◆ Work instructions ◆
Write out again exactly the lines from the one containing "Rebuild this chart" through the one containing "ax.yaxis.set_label_coords(-0.166, 0.45)", both included, and omit the pictures.

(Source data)
"""
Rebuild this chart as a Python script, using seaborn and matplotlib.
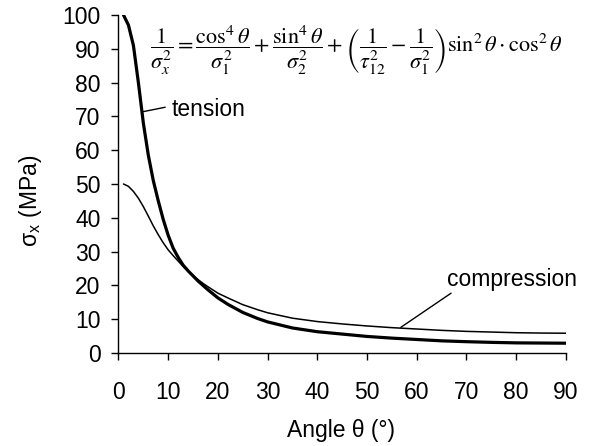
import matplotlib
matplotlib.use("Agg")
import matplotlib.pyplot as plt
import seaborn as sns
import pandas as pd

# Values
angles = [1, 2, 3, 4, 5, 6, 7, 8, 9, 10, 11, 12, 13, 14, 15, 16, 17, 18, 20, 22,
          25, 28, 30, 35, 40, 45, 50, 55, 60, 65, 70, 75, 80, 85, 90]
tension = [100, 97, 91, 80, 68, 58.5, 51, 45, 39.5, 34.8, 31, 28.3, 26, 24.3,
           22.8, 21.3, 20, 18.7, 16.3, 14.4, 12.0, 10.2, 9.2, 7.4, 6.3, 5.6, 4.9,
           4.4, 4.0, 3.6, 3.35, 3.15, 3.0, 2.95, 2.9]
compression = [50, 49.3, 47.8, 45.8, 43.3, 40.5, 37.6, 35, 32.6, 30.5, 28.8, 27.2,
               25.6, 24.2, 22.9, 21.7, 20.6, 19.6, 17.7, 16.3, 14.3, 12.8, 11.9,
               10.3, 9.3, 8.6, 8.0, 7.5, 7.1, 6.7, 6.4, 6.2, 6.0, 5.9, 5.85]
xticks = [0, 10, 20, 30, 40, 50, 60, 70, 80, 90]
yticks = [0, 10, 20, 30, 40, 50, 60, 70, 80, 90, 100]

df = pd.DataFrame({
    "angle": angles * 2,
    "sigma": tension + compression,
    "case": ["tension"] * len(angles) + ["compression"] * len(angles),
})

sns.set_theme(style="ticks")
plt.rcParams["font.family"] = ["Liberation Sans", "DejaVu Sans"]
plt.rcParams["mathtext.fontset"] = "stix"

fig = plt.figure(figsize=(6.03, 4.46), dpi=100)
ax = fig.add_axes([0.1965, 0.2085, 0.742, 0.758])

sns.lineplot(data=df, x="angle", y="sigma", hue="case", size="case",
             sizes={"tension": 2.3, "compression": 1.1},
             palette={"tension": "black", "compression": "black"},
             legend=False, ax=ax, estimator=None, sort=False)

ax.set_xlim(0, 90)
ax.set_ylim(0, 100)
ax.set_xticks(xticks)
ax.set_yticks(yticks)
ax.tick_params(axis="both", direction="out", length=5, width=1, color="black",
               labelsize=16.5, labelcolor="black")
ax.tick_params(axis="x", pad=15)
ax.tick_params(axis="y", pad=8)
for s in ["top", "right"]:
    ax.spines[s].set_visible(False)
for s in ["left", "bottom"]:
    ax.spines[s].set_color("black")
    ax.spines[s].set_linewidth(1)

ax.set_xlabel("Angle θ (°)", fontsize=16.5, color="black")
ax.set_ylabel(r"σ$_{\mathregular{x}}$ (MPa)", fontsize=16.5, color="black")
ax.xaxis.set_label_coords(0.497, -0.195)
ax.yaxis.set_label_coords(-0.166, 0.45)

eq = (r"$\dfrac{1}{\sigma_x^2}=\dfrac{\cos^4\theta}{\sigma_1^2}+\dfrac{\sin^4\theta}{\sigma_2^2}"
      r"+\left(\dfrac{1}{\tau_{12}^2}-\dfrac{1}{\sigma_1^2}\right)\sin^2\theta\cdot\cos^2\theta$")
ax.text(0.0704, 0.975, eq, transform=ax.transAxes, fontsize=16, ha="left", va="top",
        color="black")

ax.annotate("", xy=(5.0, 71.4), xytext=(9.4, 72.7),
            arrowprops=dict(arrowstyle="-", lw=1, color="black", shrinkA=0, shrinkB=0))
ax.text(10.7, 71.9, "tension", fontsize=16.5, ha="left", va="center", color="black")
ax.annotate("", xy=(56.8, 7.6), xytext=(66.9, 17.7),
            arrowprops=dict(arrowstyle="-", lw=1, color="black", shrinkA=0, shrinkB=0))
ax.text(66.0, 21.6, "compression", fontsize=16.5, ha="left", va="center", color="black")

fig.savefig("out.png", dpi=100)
"""
"""
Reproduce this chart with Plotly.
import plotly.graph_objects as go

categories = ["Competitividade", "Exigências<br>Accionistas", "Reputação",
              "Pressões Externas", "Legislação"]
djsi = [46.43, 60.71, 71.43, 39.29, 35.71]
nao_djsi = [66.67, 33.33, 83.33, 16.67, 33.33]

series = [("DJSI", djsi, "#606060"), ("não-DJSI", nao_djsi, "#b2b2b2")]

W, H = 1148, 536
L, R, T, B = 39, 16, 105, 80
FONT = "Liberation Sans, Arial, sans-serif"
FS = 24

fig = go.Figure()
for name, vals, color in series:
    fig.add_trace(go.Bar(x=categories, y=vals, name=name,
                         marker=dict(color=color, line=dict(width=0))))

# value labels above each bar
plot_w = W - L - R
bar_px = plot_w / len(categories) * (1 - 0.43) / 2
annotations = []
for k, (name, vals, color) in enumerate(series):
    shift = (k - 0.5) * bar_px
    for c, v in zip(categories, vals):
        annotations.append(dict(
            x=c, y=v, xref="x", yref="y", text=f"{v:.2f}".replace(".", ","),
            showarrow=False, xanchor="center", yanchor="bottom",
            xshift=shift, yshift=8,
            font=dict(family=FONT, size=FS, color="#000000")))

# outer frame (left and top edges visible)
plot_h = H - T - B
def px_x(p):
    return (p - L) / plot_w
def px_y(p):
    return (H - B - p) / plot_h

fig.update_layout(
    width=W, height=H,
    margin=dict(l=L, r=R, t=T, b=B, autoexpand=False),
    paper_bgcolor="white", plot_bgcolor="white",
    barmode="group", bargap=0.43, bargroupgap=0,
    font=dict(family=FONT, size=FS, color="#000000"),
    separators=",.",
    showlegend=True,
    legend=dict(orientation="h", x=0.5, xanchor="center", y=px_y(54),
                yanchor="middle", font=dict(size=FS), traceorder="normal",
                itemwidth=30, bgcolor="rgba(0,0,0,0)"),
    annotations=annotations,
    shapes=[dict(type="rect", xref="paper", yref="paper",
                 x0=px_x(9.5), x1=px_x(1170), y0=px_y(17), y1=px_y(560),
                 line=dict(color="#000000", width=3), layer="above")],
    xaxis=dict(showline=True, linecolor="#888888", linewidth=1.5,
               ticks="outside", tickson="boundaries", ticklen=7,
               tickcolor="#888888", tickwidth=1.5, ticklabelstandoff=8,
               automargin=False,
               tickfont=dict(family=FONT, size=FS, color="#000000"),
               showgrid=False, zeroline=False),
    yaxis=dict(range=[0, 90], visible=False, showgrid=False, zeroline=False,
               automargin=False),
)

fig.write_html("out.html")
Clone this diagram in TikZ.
"""
◆ The response ◆
Rebuild this chart as a Python script, using seaborn and matplotlib.
import matplotlib
matplotlib.use("Agg")
import matplotlib.pyplot as plt
import seaborn as sns
import pandas as pd

# Values
angles = [1, 2, 3, 4, 5, 6, 7, 8, 9, 10, 11, 12, 13, 14, 15, 16, 17, 18, 20, 22,
          25, 28, 30, 35, 40, 45, 50, 55, 60, 65, 70, 75, 80, 85, 90]
tension = [100, 97, 91, 80, 68, 58.5, 51, 45, 39.5, 34.8, 31, 28.3, 26, 24.3,
           22.8, 21.3, 20, 18.7, 16.3, 14.4, 12.0, 10.2, 9.2, 7.4, 6.3, 5.6, 4.9,
           4.4, 4.0, 3.6, 3.35, 3.15, 3.0, 2.95, 2.9]
compression = [50, 49.3, 47.8, 45.8, 43.3, 40.5, 37.6, 35, 32.6, 30.5, 28.8, 27.2,
               25.6, 24.2, 22.9, 21.7, 20.6, 19.6, 17.7, 16.3, 14.3, 12.8, 11.9,
               10.3, 9.3, 8.6, 8.0, 7.5, 7.1, 6.7, 6.4, 6.2, 6.0, 5.9, 5.85]
xticks = [0, 10, 20, 30, 40, 50, 60, 70, 80, 90]
yticks = [0, 10, 20, 30, 40, 50, 60, 70, 80, 90, 100]

df = pd.DataFrame({
    "angle": angles * 2,
    "sigma": tension + compression,
    "case": ["tension"] * len(angles) + ["compression"] * len(angles),
})

sns.set_theme(style="ticks")
plt.rcParams["font.family"] = ["Liberation Sans", "DejaVu Sans"]
plt.rcParams["mathtext.fontset"] = "stix"

fig = plt.figure(figsize=(6.03, 4.46), dpi=100)
ax = fig.add_axes([0.1965, 0.2085, 0.742, 0.758])

sns.lineplot(data=df, x="angle", y="sigma", hue="case", size="case",
             sizes={"tension": 2.3, "compression": 1.1},
             palette={"tension": "black", "compression": "black"},
             legend=False, ax=ax, estimator=None, sort=False)

ax.set_xlim(0, 90)
ax.set_ylim(0, 100)
ax.set_xticks(xticks)
ax.set_yticks(yticks)
ax.tick_params(axis="both", direction="out", length=5, width=1, color="black",
               labelsize=16.5, labelcolor="black")
ax.tick_params(axis="x", pad=15)
ax.tick_params(axis="y", pad=8)
for s in ["top", "right"]:
    ax.spines[s].set_visible(False)
for s in ["left", "bottom"]:
    ax.spines[s].set_color("black")
    ax.spines[s].set_linewidth(1)

ax.set_xlabel("Angle θ (°)", fontsize=16.5, color="black")
ax.set_ylabel(r"σ$_{\mathregular{x}}$ (MPa)", fontsize=16.5, color="black")
ax.xaxis.set_label_coords(0.497, -0.195)
ax.yaxis.set_label_coords(-0.166, 0.45)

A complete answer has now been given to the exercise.